Retirement has had a similar effect, propelling me into a different universe, where life moves at a leisurely pace, at least when it’s pleasant. Joys are savored longer, tasks done at a slower speed that allows me to enjoy or at least complete them. Even thinking (gulp!) takes more time. The ironic truth of retirement is that everything takes longer because it can.

So I decided that my 2009 resolution would be to structure my day--oh, the irony!--like a school day, with specific tasks slotted into specific times. At the end of the day, I could look back and see what I had accomplished. So I made some "lesson plans," and I acomplished a lot--just not usually the thing I had planned, and never as much as I had hoped.

I guess I’ll never have enough time for all the things I want to do. But going back to the rat race isn't the solution. I’m going to keep living at a retired pace, which means having time to enjoy it a lot more than I used to. And when the next retirement, the big one, comes, I want it to find me still hoping to squeeze in—slowly—a few more things on my list.

Tuesday, January 6, 2009

Why Imperfect Offerings?

Ring the bells that still can ring
Forget your perfect offering
There is a crack in everything
That's how the light gets in.
--Leonard Cohen, "Anthem"

I'm sixty, and I'm feeling old. I have gray hair, which I don't color. I drive the speed limit. When I walk downstairs my knees shriek in protest. I have Cocktail Party deafness--I can't hear you talking if there's background noise. (If you needed the explanation you're probably in the wrong blog.)

I'm retired, so my life's no longer controlled by the lockstep schedule and emotional/logistical/impossible demands of being a high school English teacher.
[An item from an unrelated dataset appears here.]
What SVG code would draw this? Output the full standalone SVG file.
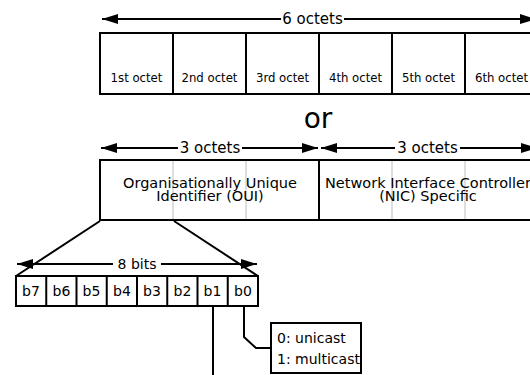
<svg xmlns="http://www.w3.org/2000/svg" width="530" height="375" viewBox="0 0 530 375">
<defs>
<style>
.t{font-family:"DejaVu Sans","Liberation Sans",sans-serif;fill:#000}
.c{font-family:"DejaVu Sans Condensed","DejaVu Sans","Liberation Sans Narrow",sans-serif;font-stretch:condensed;fill:#000}
.box{fill:#fff;stroke:#000;stroke-width:2}
.ln{stroke:#000;stroke-width:2;fill:none}
.lt{stroke:#c8c8c8;stroke-width:1.2}
</style>
<marker id="ahb" markerWidth="16" markerHeight="10" viewBox="0 0 16 10" refX="16" refY="5" orient="auto-start-reverse" markerUnits="userSpaceOnUse">
<path d="M0,0 L16,5 L0,10 Z" fill="#000"/>
</marker>
</defs>
<rect width="530" height="375" fill="#fff"/>

<g id="octets">
<rect class="box" x="100" y="33" width="440" height="61"/>
<path class="ln" d="M173,33V94M246,33V94M319,33V94M392,33V94M465,33V94"/>
<g class="c" font-size="13" text-anchor="middle">
<text x="136.5" y="81.5">1st octet</text>
<text x="209.5" y="81.5">2nd octet</text>
<text x="282.5" y="81.5">3rd octet</text>
<text x="355.5" y="81.5">4th octet</text>
<text x="428.5" y="81.5">5th octet</text>
<text x="501.5" y="81.5">6th octet</text>
</g>
</g>

<g id="or">
<text class="t" x="318" y="128" font-size="28" text-anchor="middle">or</text>
</g>

<g id="oui-nic">
<rect class="box" x="100" y="160" width="440" height="60"/>
<path class="lt" d="M173,161V219M246,161V219M392,161V219M465,161V219"/>
<path class="ln" d="M319,160V220"/>
<g class="t" font-size="14.5" text-anchor="middle">
<text x="210" y="187.5">Organisationally Unique</text>
<text x="210" y="201">Identifier (OUI)</text>
<text x="428" y="187.5">Network Interface Controller</text>
<text x="428" y="201">(NIC) Specific</text>
</g>
</g>

<g id="bits">
<rect class="box" x="16" y="276" width="242" height="30"/>
<path class="ln" d="M46.25,276V306M76.5,276V306M106.75,276V306M137,276V306M167.25,276V306M197.5,276V306M227.75,276V306"/>
<g class="t" font-size="14" text-anchor="middle">
<text x="31" y="296">b7</text>
<text x="61.5" y="296">b6</text>
<text x="91.5" y="296">b5</text>
<text x="122" y="296">b4</text>
<text x="152" y="296">b3</text>
<text x="182.5" y="296">b2</text>
<text x="212.5" y="296">b1</text>
<text x="243" y="296">b0</text>
</g>
</g>

<g id="cast">
<rect class="box" x="271" y="323" width="90" height="50"/>
<g class="t" font-size="14">
<text x="277" y="343">0: unicast</text>
<text x="277" y="364">1: multicast</text>
</g>
</g>

<g id="connectors">
<path class="ln" d="M281,19H102" marker-end="url(#ahb)"/>
<path class="ln" d="M344,19H536" marker-end="url(#ahb)"/>
<text class="t" x="312.5" y="24" font-size="15" text-anchor="middle">6 octets</text>

<path class="ln" d="M178,148H101" marker-end="url(#ahb)"/>
<path class="ln" d="M242,148H318" marker-end="url(#ahb)"/>
<text class="t" x="210" y="153" font-size="15" text-anchor="middle">3 octets</text>
<path class="ln" d="M395,148H321" marker-end="url(#ahb)"/>
<path class="ln" d="M460,148H537" marker-end="url(#ahb)"/>
<text class="t" x="427.5" y="153" font-size="15" text-anchor="middle">3 octets</text>

<path class="ln" d="M100,221L16,276"/>
<path class="ln" d="M174,221L258,276"/>
<path class="ln" d="M113,264H17" marker-end="url(#ahb)"/>
<path class="ln" d="M161,264H257" marker-end="url(#ahb)"/>
<text class="t" x="137" y="269" font-size="14" text-anchor="middle">8 bits</text>

<path class="ln" d="M213,306V375"/>
<path class="ln" d="M244,306V337L256,348H271"/>
</g>
</svg>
But often I don't seem to have much to talk about, especially with anyone under forty. Sometimes I just sit on my front porch and watch the world go by. Yes, it's lovely to be able to do that now and then, but it's not what my life should be about now.

Not that I'm not busy. I've spent the last ten years writing two novels and trying to get them published. This is a dream akin to those of my students who used to be sure they'd become rock stars or pro athletes, and the odds are about as long. I'm on the verge of putting the novels and writing books and agent directories in the closet and finding more rewarding ways to spend my life. The other day a man I had just met looked down his nose at me and informed me that if I hadn't been published yet, it was because I hadn't put enough heart into my writing. The passion that has kept me going for more than a decade and the frustration of failing to find a publisher roared to life inside me, and I wanted to spew fiery breath on this stranger who had probed the wound of my disillusionment and diagnosed my problem with his ignorant platitude.

Which leads me to Leonard Cohen's wonderful words above. A copy of that verse sits on my dresser below a print of Beverly Perdue's "Youthful Reflections." In the painting a shapeless, gray-haired woman sits in front of her dresser mirror, where her younger self is reflected. Both women look toward and are illuminated by the light coming in from an unseen window. A lot of people would probably interpret this as heaven or an afterlife, but to me it's about this life and its possibilities, which are perhaps more limited at sixty than they were at thirty, but which still abound. We can sit in our rooms and watch them float by outside, or we can leave our comfortable seats and go make something happen.

So this a blog for people with some gray hair (literal or figurative, hidden or not) and the sense that maybe we need a little renewal of the belief that we have much to offer. Even if our offerings are less than perfect.